Earnings Reports: After Market Close (AMC)

  • Nike, Inc. (NKE) – global leader in sportswear and footwear (Dow Jones / S&P 500). Nike’s Q2 financial report will signal important trends for retail: focus will be on sales in North America and China, where the company seeks to regain growth, as well as online sales dynamics. Investors will evaluate inventory levels and Nike’s gross margin, as inventory excess or discounts may indicate demand slowdown. Management's outlook for the holiday quarter and FY 2026 will be a key factor for Nike's stock and the consumer discretionary sector overall.
  • FedEx Corporation (FDX) – one of the world's largest courier and logistics operators. FedEx’s results for September-November will reflect the state of global trade: important are package volumes across segments (express delivery, ground transport, air freight) and geographic regions. Investors anticipate updates on FedEx's cost-reduction program and will assess whether the company improved its operating margin in a moderate demand environment. FedEx's forecast for the coming year will be an indicator for the industrial sector and the overall market—reflecting management's response to global economic trends.
  • KB Home (KBH) – major US housing developer. KB Home's Q4 report is critical for understanding the state of the US housing market: new order volumes and their growth/decline rates will indicate how high mortgage rates are affecting buyer demand. Analysts will examine contract cancellation rates and the average selling price of homes. Additionally, investors will focus on the company's forecast and remarks about the housing market in 2026—any signs of stabilization or deterioration could reflect on developer stocks and the construction sector.
  • HEICO Corporation (HEI) – diversified manufacturer of aerospace and electronics components. As a supplier to the civil aviation and defense sectors, HEICO demonstrates steady demand: market participants expect revenue growth in aerospace components thanks to the recovery of passenger transport and stable orders from military programs. A key question will be profit and margin dynamics in light of raw material and labor cost inflation. Any hints in the report of order slowdown or supply chain issues could affect the outlook for the aerospace sector.
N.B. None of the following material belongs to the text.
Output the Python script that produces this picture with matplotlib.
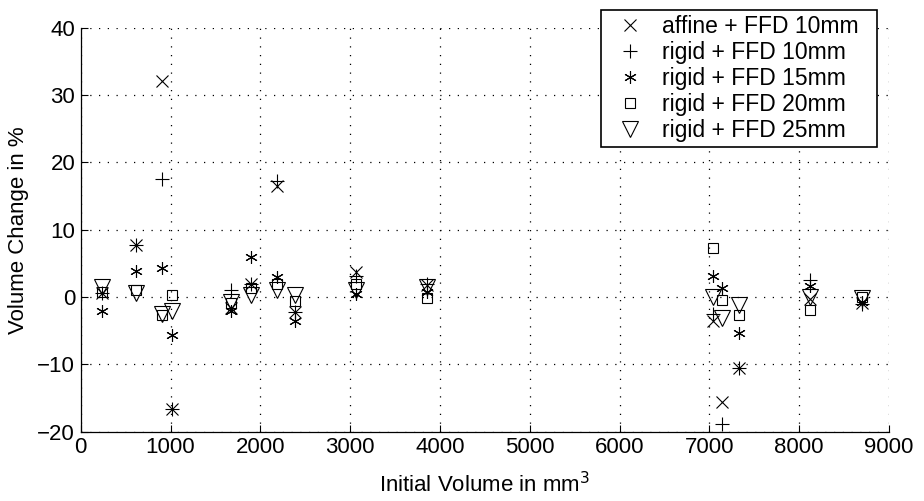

Other Regions and Indices: Euro Stoxx 50, Nikkei 225, MOEX

  • Euro Stoxx 50: On December 18, there are no notable corporate reports among European blue chips, so the dynamics of Eurozone markets will be determined by macro factors. The decisions of the Bank of England and ECB, as well as news from the EU summit (especially regarding frozen Russian assets), will set the tone for European markets. The reaction of the EUR and GBP to central bank actions will reflect on export-oriented sectors, while the political outcomes of the summit may impact the banking and energy sectors in Europe.
  • Nikkei 225 / Japan: In Tokyo, the current earnings season does not include major releases, so investors are focusing on external signals. The Japanese market will be monitoring yen movements and global trends: falling inflation in the US, ECB/Fed decisions, and expectations ahead of its own Bank of Japan meeting scheduled for next week. In the absence of internal drivers, Nikkei 225 may fluctuate with the overall global risk appetite and the dynamics of the tech sector.
  • MOEX / Russia: The corporate agenda on the Moscow market is relatively calm on this day—the period of key nine-month disclosures is over by December. Local investors remain focused on global factors: oil and gas prices, the ruble exchange rate, and geopolitical narratives. Discussion at the EU summit about confiscating Russian assets adds uncertainty: while there may be no direct impact on current stock trades on the MOEX, any potential decisions could reflect investor sentiment on Russian assets abroad and long-term risks. Overall, the dynamics of the MOEX index will depend on the overall risk appetite in emerging markets and commodity trends.

Day's Summary: What Investors Should Watch

  • 1) US Inflation (CPI): The pace of core inflation and service prices is the main trigger for bond yields and evaluations of tech stocks. It’s no surprise that following the CPI data release, sharp fluctuations in the S&P 500 and Nasdaq indexes may occur: a soft report would bolster hopes for Fed rate cuts and support growth stocks, while an unexpected price surge could prompt a sell-off in stock and commodity markets.
  • 2) Central Banks (Bank of England and ECB): The Bank of England's pivot towards rate cuts and the ECB's parallel pause outline differing monetary courses. This will primarily reflect in the currency market (EUR/GBP, EUR/USD, and GBP/USD pairs) and European bonds. It is essential for investors to assess the tone of comments: more "dovish" rhetoric from both regulators would support bonds and stocks, while tough inflation-fighting statements could temporarily cool market enthusiasm in Europe.
  • 3) EU Summit and Geopolitics: Discussions on using frozen Russian assets and extending support to Ukraine will provide political context for markets. While the direct effect on stock prices may be limited, any concrete decisions on asset seizures or new sanctions could influence specific financial institutions in Europe and the overall level of geopolitical risk. Investors should consider this backdrop when evaluating the prospects of European energy and banking companies.
  • 4) Corporate Reports: After a volatile session of macro data, the focus may shift to individual companies. Special attention goes to the results of Nike and FedEx: their reports serve as barometers for consumer demand and global trade, respectively. Strong reports from these giants could uplift sentiment in their respective sectors (retail, industrial transport), even if the macro backdrop remains tense. Additionally, releases from Accenture, KB Home, and others will provide micro-indicators and could lead to capital reallocation between sectors.
  • 5) Risk Management: The day is characterized by a high density of significant events, increasing market uncertainty. Investors should pre-determine acceptable ranges of volatility and key levels for their positions. Utilizing stop-loss and limit orders, alongside considering hedging strategies (such as options or defensive assets), will help navigate the potentially turbulent news landscape on Thursday with minimal losses and even capitalize on price fluctuations.